[LISTED RECORDS]
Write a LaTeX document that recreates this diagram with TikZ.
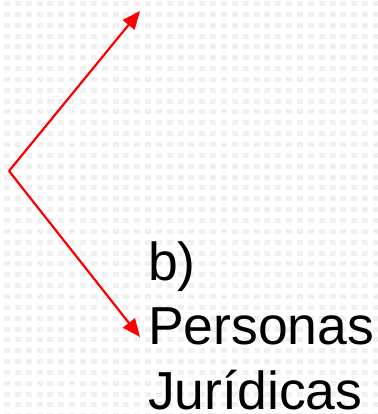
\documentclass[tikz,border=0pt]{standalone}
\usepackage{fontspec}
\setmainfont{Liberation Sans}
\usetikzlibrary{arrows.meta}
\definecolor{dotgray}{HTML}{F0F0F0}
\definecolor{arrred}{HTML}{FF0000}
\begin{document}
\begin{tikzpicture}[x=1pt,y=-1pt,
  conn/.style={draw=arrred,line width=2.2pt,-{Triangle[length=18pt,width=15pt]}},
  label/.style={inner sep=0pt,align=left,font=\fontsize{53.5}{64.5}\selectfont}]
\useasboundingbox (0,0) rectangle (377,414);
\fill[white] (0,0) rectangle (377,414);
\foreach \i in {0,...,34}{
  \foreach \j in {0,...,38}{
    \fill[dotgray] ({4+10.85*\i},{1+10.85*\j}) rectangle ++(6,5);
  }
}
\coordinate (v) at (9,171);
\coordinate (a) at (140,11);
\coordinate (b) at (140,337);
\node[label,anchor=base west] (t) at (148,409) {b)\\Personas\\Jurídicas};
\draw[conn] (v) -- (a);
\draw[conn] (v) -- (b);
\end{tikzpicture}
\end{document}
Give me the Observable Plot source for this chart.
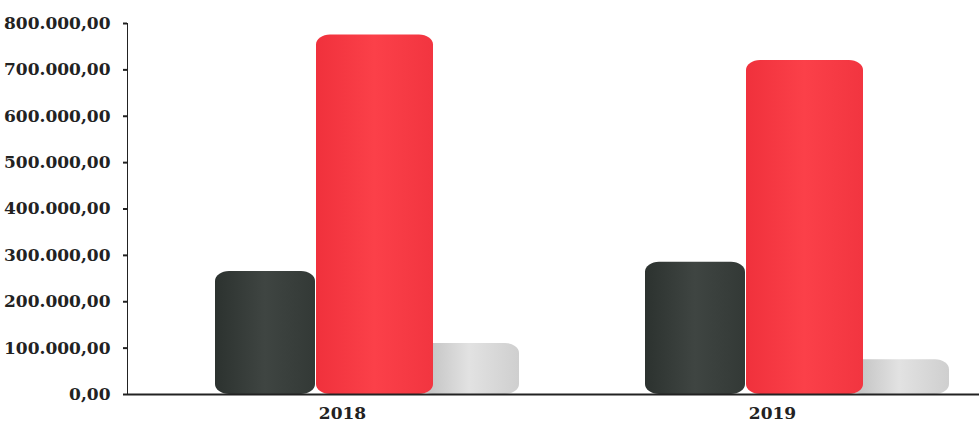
--
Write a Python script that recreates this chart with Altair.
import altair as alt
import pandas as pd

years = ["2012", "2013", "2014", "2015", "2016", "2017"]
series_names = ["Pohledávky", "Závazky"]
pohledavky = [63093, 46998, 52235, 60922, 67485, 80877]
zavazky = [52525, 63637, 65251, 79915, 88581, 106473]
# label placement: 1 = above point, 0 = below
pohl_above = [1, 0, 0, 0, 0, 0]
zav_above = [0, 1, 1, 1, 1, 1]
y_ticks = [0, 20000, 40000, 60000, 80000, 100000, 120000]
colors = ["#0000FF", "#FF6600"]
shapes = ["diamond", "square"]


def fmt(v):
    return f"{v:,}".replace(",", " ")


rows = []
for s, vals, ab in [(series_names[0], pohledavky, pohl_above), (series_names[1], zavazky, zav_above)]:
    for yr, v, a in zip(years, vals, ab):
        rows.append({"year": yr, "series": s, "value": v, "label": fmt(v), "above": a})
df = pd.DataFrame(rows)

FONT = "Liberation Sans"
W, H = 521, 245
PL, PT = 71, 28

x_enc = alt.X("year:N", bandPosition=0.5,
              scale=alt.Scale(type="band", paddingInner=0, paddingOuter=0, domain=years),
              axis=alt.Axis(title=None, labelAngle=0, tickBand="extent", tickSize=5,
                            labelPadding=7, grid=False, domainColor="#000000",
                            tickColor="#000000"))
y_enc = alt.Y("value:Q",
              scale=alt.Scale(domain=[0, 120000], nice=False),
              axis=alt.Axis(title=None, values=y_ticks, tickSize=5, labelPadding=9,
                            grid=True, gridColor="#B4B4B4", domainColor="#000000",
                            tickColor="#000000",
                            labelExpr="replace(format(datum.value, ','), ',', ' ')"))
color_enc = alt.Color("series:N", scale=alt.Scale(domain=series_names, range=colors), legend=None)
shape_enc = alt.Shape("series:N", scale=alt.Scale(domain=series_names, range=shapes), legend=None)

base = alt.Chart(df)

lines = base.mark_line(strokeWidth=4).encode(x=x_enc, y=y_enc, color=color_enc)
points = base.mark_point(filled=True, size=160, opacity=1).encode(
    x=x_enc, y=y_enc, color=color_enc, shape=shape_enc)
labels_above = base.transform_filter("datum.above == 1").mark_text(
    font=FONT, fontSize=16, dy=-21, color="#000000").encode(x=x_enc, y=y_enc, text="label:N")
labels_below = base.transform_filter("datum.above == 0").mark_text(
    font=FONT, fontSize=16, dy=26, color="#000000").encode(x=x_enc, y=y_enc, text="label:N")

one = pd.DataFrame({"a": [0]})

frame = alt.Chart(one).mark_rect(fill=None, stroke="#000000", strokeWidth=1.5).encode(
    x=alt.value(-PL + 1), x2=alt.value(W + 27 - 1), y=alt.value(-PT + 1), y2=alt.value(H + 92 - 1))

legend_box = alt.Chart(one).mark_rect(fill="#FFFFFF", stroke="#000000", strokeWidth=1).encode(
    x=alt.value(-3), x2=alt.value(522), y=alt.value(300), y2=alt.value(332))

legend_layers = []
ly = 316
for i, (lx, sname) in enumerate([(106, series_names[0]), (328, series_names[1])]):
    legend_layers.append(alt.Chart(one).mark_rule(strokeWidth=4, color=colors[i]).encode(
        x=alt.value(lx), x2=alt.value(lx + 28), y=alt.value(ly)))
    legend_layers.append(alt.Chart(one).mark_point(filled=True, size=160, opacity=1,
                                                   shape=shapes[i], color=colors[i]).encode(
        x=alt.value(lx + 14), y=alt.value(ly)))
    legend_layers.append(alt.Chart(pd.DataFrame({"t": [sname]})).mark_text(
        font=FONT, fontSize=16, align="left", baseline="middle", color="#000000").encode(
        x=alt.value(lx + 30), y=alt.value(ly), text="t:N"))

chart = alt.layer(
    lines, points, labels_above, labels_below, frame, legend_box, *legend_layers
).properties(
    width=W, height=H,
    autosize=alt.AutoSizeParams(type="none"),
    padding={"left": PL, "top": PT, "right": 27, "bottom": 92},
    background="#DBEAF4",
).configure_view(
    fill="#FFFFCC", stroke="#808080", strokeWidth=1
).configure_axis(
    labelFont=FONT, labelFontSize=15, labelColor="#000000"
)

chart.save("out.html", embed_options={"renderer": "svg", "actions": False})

[PROBLEM REQUIREMENTS] In the listing above, find the lines holding the word "that" and copy them.

[SOLUTION TO THE EXERCISE]
Write a LaTeX document that recreates this diagram with TikZ.
Write a Python script that recreates this chart with Altair.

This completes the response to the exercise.